李氏十分兴奋,回答道:“我是跟你一样的人,都是来偷东西的,我半夜睡不着,就在村里闲逛,想着到哪家偷点东西回来,看见杨家的门是打开的,就偷偷溜了进来,转过来发现这个房间后门也开着,就跑了进来。”

“我正在屋里找值钱的东西,就听到你把门打开了,我来不及躲避,就钻到了床底下,没想到还是被你发现了,你要我,我也不敢喊,不过这也是好事,一回生,二回熟,今后咱们可以保持来往,我认识你,你是酒馆老板,我还去你那里打过酒呢。”

酒馆老板听到她说这话,心里却有说不出的嫌恶,生怕被这李氏给缠上,以此来跟自己索要钱财,于是假意说道:“你说这话正合我的心意,咱们这样的缘分简直是上天注定的,我这会儿又来了感觉,不如……”

“好好好,想不到你还是这样的急性子。”李氏忙不迭的答应了下来,躺在床上,酒馆老板把心一横,突然拔刀,一刀刺穿了李氏的心窝,李氏至死都不明白是怎么回事儿。

杀了人,酒馆老板还贪心将李氏的首饰摘了下来,连同杨全财家值钱的物件一起卷走了,回到了酒馆,杨全财还在睡着,酒馆老板又将钥匙塞了回去,装作什么事都没有发生过一样,这才有了后面的事情。

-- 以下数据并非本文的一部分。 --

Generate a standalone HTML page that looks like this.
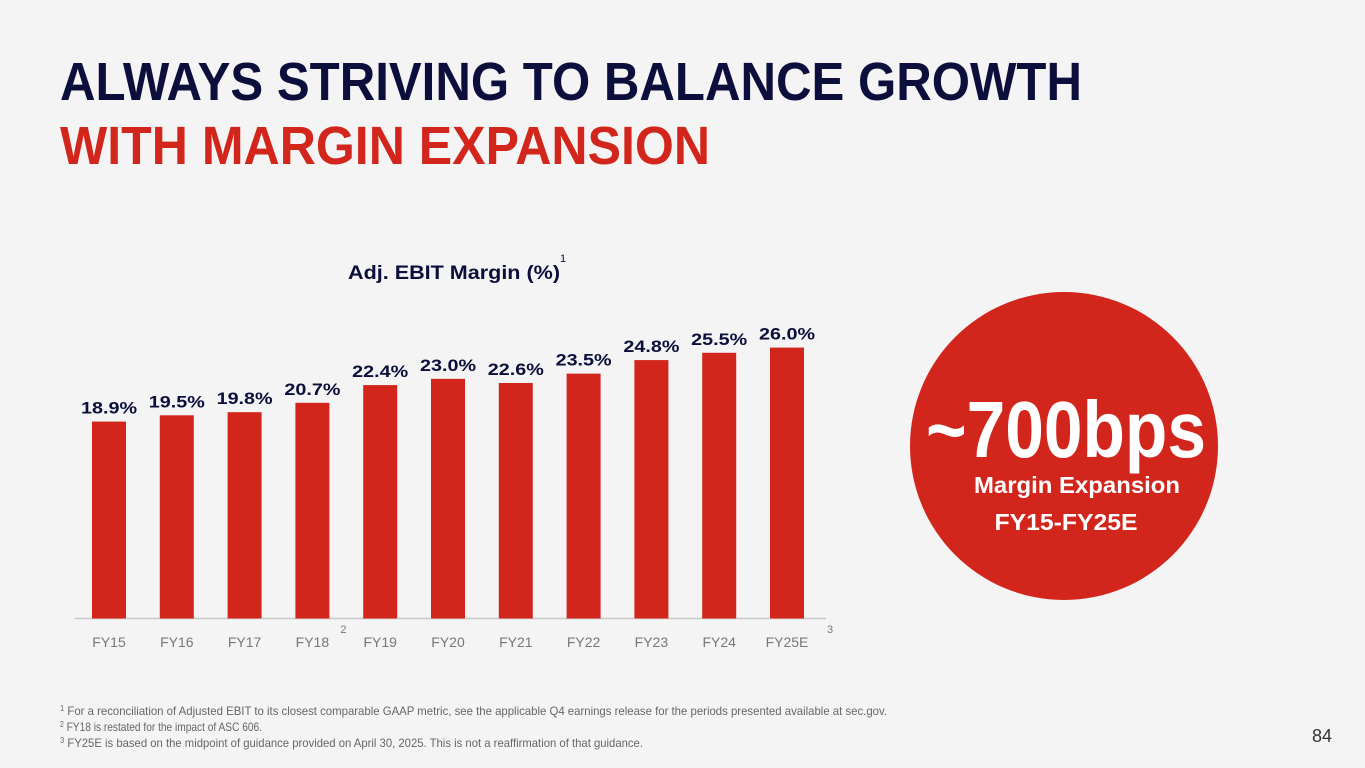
<!DOCTYPE html>
<html><head><meta charset="utf-8"><style>
body{margin:0;background:#f3f4f3;}
svg{display:block;font-family:"Liberation Sans",sans-serif;}
</style></head><body>
<svg width="1365" height="768" viewBox="0 0 1365 768">
<rect width="1365" height="768" fill="#f3f4f3"/>
<text x="60" y="100" font-size="54" font-weight="bold" fill="#0c0f3b" textLength="1022" lengthAdjust="spacingAndGlyphs">ALWAYS STRIVING TO BALANCE GROWTH</text>
<text x="60" y="164" font-size="54" font-weight="bold" fill="#d2261d" textLength="650" lengthAdjust="spacingAndGlyphs">WITH MARGIN EXPANSION</text>
<text x="348" y="279" font-size="19" font-weight="bold" fill="#0c0f3b" textLength="212" lengthAdjust="spacingAndGlyphs">Adj. EBIT Margin (%)</text>
<text x="560" y="262" font-size="11" fill="#0c0f3b">1</text>
<g id="chart"></g>
<circle cx="1064" cy="446" r="154" fill="#d2261d"/>
<text x="1066" y="457" font-size="80" font-weight="bold" fill="#fff" text-anchor="middle" textLength="280" lengthAdjust="spacingAndGlyphs">~700bps</text>
<text x="1077" y="493" font-size="23" font-weight="bold" fill="#fff" text-anchor="middle" textLength="206" lengthAdjust="spacingAndGlyphs">Margin Expansion</text>
<text x="1066" y="530" font-size="23" font-weight="bold" fill="#fff" text-anchor="middle" textLength="143" lengthAdjust="spacingAndGlyphs">FY15-FY25E</text>
<g font-size="12" fill="#666">
<text x="60" y="715" textLength="827" lengthAdjust="spacingAndGlyphs"><tspan font-size="8" dy="-4">1</tspan><tspan dy="4"> For a reconciliation of Adjusted EBIT to its closest comparable GAAP metric, see the applicable Q4 earnings release for the periods presented available at sec.gov.</tspan></text>
<text x="60" y="731" textLength="202" lengthAdjust="spacingAndGlyphs"><tspan font-size="8" dy="-4">2</tspan><tspan dy="4"> FY18 is restated for the impact of ASC 606.</tspan></text>
<text x="60" y="747" textLength="583" lengthAdjust="spacingAndGlyphs"><tspan font-size="8" dy="-4">3</tspan><tspan dy="4"> FY25E is based on the midpoint of guidance provided on April 30, 2025. This is not a reaffirmation of that guidance.</tspan></text>
</g>
<text x="1332" y="742" font-size="18" fill="#333" text-anchor="end">84</text>
</svg>
<script>
const categories=["FY15","FY16","FY17","FY18","FY19","FY20","FY21","FY22","FY23","FY24","FY25E"];
const values=[18.9,19.5,19.8,20.7,22.4,23.0,22.6,23.5,24.8,25.5,26.0];
const valueLabels=["18.9%","19.5%","19.8%","20.7%","22.4%","23.0%","22.6%","23.5%","24.8%","25.5%","26.0%"];
const footnoteMarks={"FY18":"2","FY25E":"3"};
const NS="http://www.w3.org/2000/svg";
const g=document.getElementById('chart');
const base=618.5, pxPer=10.42, x0=109, step=67.8, bw=34;
const xs=i=>x0+i*step;
const ys=v=>base-v*pxPer;
function mk(t,a){const e=document.createElementNS(NS,t);for(const k in a)e.setAttribute(k,a[k]);g.appendChild(e);return e;}
const ax=mk('line',{x1:75,x2:826,y1:base,y2:base,stroke:'#c8c8c8','stroke-width':1.5});


categories.forEach((c,i)=>{
  const v=values[i];
  const r=mk('rect',{x:xs(i)-bw/2,y:ys(v),width:bw,height:base-ys(v),fill:'#d2261d'});
  
  
  const t=mk('text',{x:xs(i),y:ys(v)-8,'text-anchor':'middle','font-size':17,'font-weight':'bold',fill:'#0c0f3b',textLength:56,lengthAdjust:'spacingAndGlyphs'});
  t.textContent=valueLabels[i];
  
  
  const l=mk('text',{x:xs(i),y:647,'text-anchor':'middle','font-size':14,fill:'#777'});
  l.textContent=c;
  
  
  if(footnoteMarks[c]){
    const f=mk('text',{x:xs(i)+(c==='FY25E'?40:28),y:633,'font-size':11,fill:'#777'});
    f.textContent=footnoteMarks[c];
    
    
  }
});
</script>
</body></html>
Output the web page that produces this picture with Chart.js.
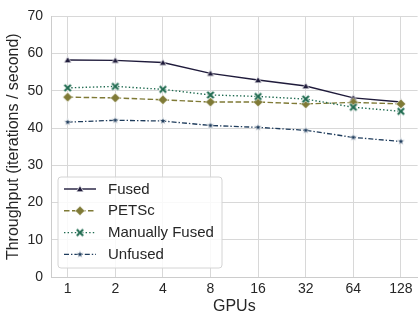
<!DOCTYPE html>
<html><head><meta charset="utf-8">
<script src="https://cdn.jsdelivr.net/npm/chart.js@4/dist/chart.umd.min.js"></script>
<style>html,body{margin:0;padding:0;background:#fff;overflow:hidden;width:420px;height:317px}canvas{display:block}</style>
</head><body>
<canvas id="c" width="424" height="317" style="width:424px;height:317px"></canvas>
<script>
const gpuLabels = ['1', '2', '4', '8', '16', '32', '64', '128'];
const seriesNames = ['Fused', 'PETSc', 'Manually Fused', 'Unfused'];
const fused = [58.3, 58.2, 57.6, 54.7, 52.9, 51.3, 48.1, 47.0];
const petsc = [48.3, 48.1, 47.6, 47.0, 47.0, 46.5, 46.9, 46.5];
const manuallyFused = [50.8, 51.2, 50.4, 48.9, 48.5, 47.8, 45.6, 44.5];
const unfused = [41.6, 42.1, 41.9, 40.7, 40.2, 39.4, 37.5, 36.4];
const yTicks = [0, 10, 20, 30, 40, 50, 60, 70];

const FONT = '"Liberation Sans", Arial, sans-serif';
const TXT = '#262626';
Chart.defaults.font.family = FONT;

function marker(kind, color) {
  const s = 16, c = document.createElement('canvas');
  c.width = s; c.height = s;
  const g = c.getContext('2d'), m = s / 2;
  g.beginPath();
  if (kind === 'tri') {
    g.moveTo(m, m - 3.4); g.lineTo(m + 3.6, m + 2.8); g.lineTo(m - 3.6, m + 2.8); g.closePath();
  } else if (kind === 'dia') {
    const r = 4.8;
    g.moveTo(m, m - r); g.lineTo(m + r, m); g.lineTo(m, m + r); g.lineTo(m - r, m); g.closePath();
  } else if (kind === 'x') {
    const a = 4.6, w = 1.25;
    const pts = [[w,a],[w,w],[a,w],[a,-w],[w,-w],[w,-a],[-w,-a],[-w,-w],[-a,-w],[-a,w],[-w,w],[-w,a]];
    const k = Math.SQRT1_2;
    pts.forEach((p, i) => {
      const x = m + (p[0] - p[1]) * k, y = m + (p[0] + p[1]) * k;
      if (i === 0) g.moveTo(x, y); else g.lineTo(x, y);
    });
    g.closePath();
  } else if (kind === 'star') {
    const R = 3.9, r = 1.6;
    for (let i = 0; i < 10; i++) {
      const ang = -Math.PI / 2 + i * Math.PI / 5, rr = i % 2 ? r : R;
      const x = m + rr * Math.cos(ang), y = m + rr * Math.sin(ang);
      if (i === 0) g.moveTo(x, y); else g.lineTo(x, y);
    }
    g.closePath();
  }
  g.fillStyle = color; g.fill();
  g.strokeStyle = '#ffffff'; g.lineWidth = 0.7; g.stroke();
  return c;
}

const styles = [
  { color: '#1f1b3b', dash: [], width: 1.4, mk: 'tri' },
  { color: '#7f7a36', dash: [5.5, 2.5], width: 1.4, mk: 'dia' },
  { color: '#1e6a4f', dash: [1.4, 2.2], width: 1.4, mk: 'x' },
  { color: '#1f3c5c', dash: [5, 2, 1.4, 2], width: 1.3, mk: 'star' }
];
const values = [fused, petsc, manuallyFused, unfused];

const datasets = values.map((arr, i) => ({
  label: seriesNames[i],
  data: arr.map((v, j) => ({ x: j, y: v })),
  borderColor: styles[i].color,
  backgroundColor: styles[i].color,
  borderWidth: styles[i].width,
  borderDash: styles[i].dash,
  pointStyle: marker(styles[i].mk, styles[i].color),
  pointRadius: 5,
  pointHoverRadius: 5,
  fill: false,
  tension: 0,
  order: values.length - i
}));

const legendPlugin = {
  id: 'customLegend',
  afterDraw(chart) {
    const ctx = chart.ctx, ca = chart.chartArea;
    const x0 = ca.left + 7, y0 = ca.bottom - 100, w = 164, h = 91, rad = 3;
    ctx.save();
    ctx.beginPath();
    ctx.moveTo(x0 + rad, y0); ctx.lineTo(x0 + w - rad, y0); ctx.arcTo(x0 + w, y0, x0 + w, y0 + rad, rad);
    ctx.lineTo(x0 + w, y0 + h - rad); ctx.arcTo(x0 + w, y0 + h, x0 + w - rad, y0 + h, rad);
    ctx.lineTo(x0 + rad, y0 + h); ctx.arcTo(x0, y0 + h, x0, y0 + h - rad, rad);
    ctx.lineTo(x0, y0 + rad); ctx.arcTo(x0, y0, x0 + rad, y0, rad); ctx.closePath();
    ctx.fillStyle = 'rgba(255,255,255,0.85)'; ctx.fill();
    ctx.strokeStyle = '#d4d4d4'; ctx.lineWidth = 1; ctx.stroke();
    chart.data.datasets.forEach((ds, i) => {
      const y = y0 + 12 + i * 21.8;
      ctx.beginPath();
      ctx.setLineDash(ds.borderDash);
      ctx.strokeStyle = ds.borderColor; ctx.lineWidth = ds.borderWidth;
      ctx.moveTo(x0 + 6, y); ctx.lineTo(x0 + 38, y); ctx.stroke();
      ctx.setLineDash([]);
      const img = ds.pointStyle;
      ctx.drawImage(img, x0 + 22 - img.width / 2, y - img.height / 2);
      ctx.fillStyle = TXT; ctx.font = '15px ' + FONT;
      ctx.textBaseline = 'middle'; ctx.textAlign = 'left';
      ctx.fillText(ds.label, x0 + 50, y + 0.5);
    });
    ctx.restore();
  }
};

new Chart(document.getElementById('c'), {
  type: 'line',
  data: { datasets },
  options: {
    responsive: false,
    animation: false,
    layout: { padding: { top: 12, left: 0, right: 1, bottom: 0 } },
    plugins: { legend: { display: false }, tooltip: { enabled: false } },
    scales: {
      x: {
        type: 'linear', min: -0.35, max: 7.35,
        afterBuildTicks: s => { s.ticks = gpuLabels.map((_, i) => ({ value: i })); },
        afterFit: s => { s.height = 40; },
        ticks: { callback: v => gpuLabels[v], font: { size: 14 }, color: TXT, padding: 4, maxRotation: 0, autoSkip: false },
        grid: { color: '#d8d8d8', lineWidth: 1, drawTicks: false },
        border: { color: '#cccccc', width: 1 },
        title: { display: true, text: 'GPUs', font: { size: 16 }, color: TXT, padding: { top: 0, bottom: 1 } }
      },
      y: {
        type: 'linear', min: 0, max: 70,
        afterBuildTicks: s => { s.ticks = yTicks.map(v => ({ value: v })); },
        afterFit: s => { s.width = 51; },
        ticks: { font: { size: 14 }, color: TXT, padding: 8 },
        grid: { color: '#d8d8d8', lineWidth: 1, drawTicks: false },
        border: { color: '#cccccc', width: 1 },
        title: { display: true, text: 'Throughput (iterations / second)', font: { size: 16 }, color: TXT, padding: { top: 4, bottom: 0 } }
      }
    }
  },
  plugins: [legendPlugin]
});
</script>
</body></html>
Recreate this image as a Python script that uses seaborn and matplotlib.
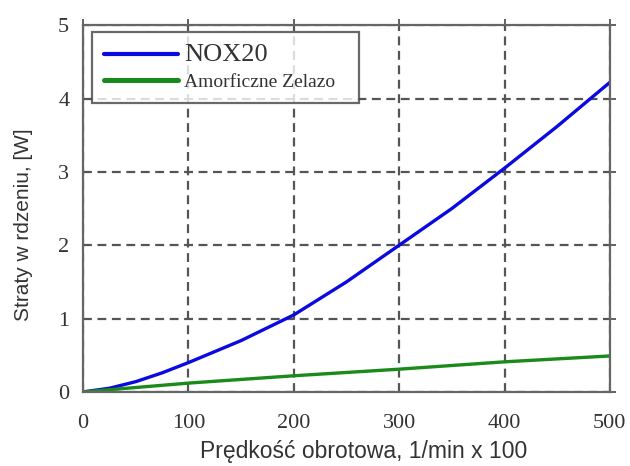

案情真相大白以后,按照当时的法律,偷盗银两超过120两白银的,判绞监候。有心谋杀人的,判斩监候,杀人得财的,不分首从,皆斩。强盗得财的,斩立决。反正不管按照哪条法律,酒馆老板都要处以死刑。

巧的是县令也是这么以为的,考虑到酒馆老板的罪行算不上是强盗,顶多算是盗窃,但是他又杀了李氏,所以是谋杀,而且杀了李氏以后又拿了他的首饰,也是杀人得财,所以应该判斩监候,至于偷窃倒是成了最小的罪了,数罪并罚,应该斩立决。

县令将卷宗报到刑部,竟被批驳回来了,原因是罪名不符,酒馆老板是听到李氏认识自己,害怕她以此作为要挟,所以才临时起意杀了她,所以是“故杀”,而不是“谋杀”,应该以“故杀”量刑,斩立决。

该省重新梳理了案子,更正了酒馆老板的罪名,再次上报了处决意见,刑部没有深究,但是知县作为初审官员,却不精通大清律例,量刑的罪名的不符合实际,酒馆老板最终被枭首示众,而知县本人也受到了出发,被降一级调用,丢掉了知县的职务。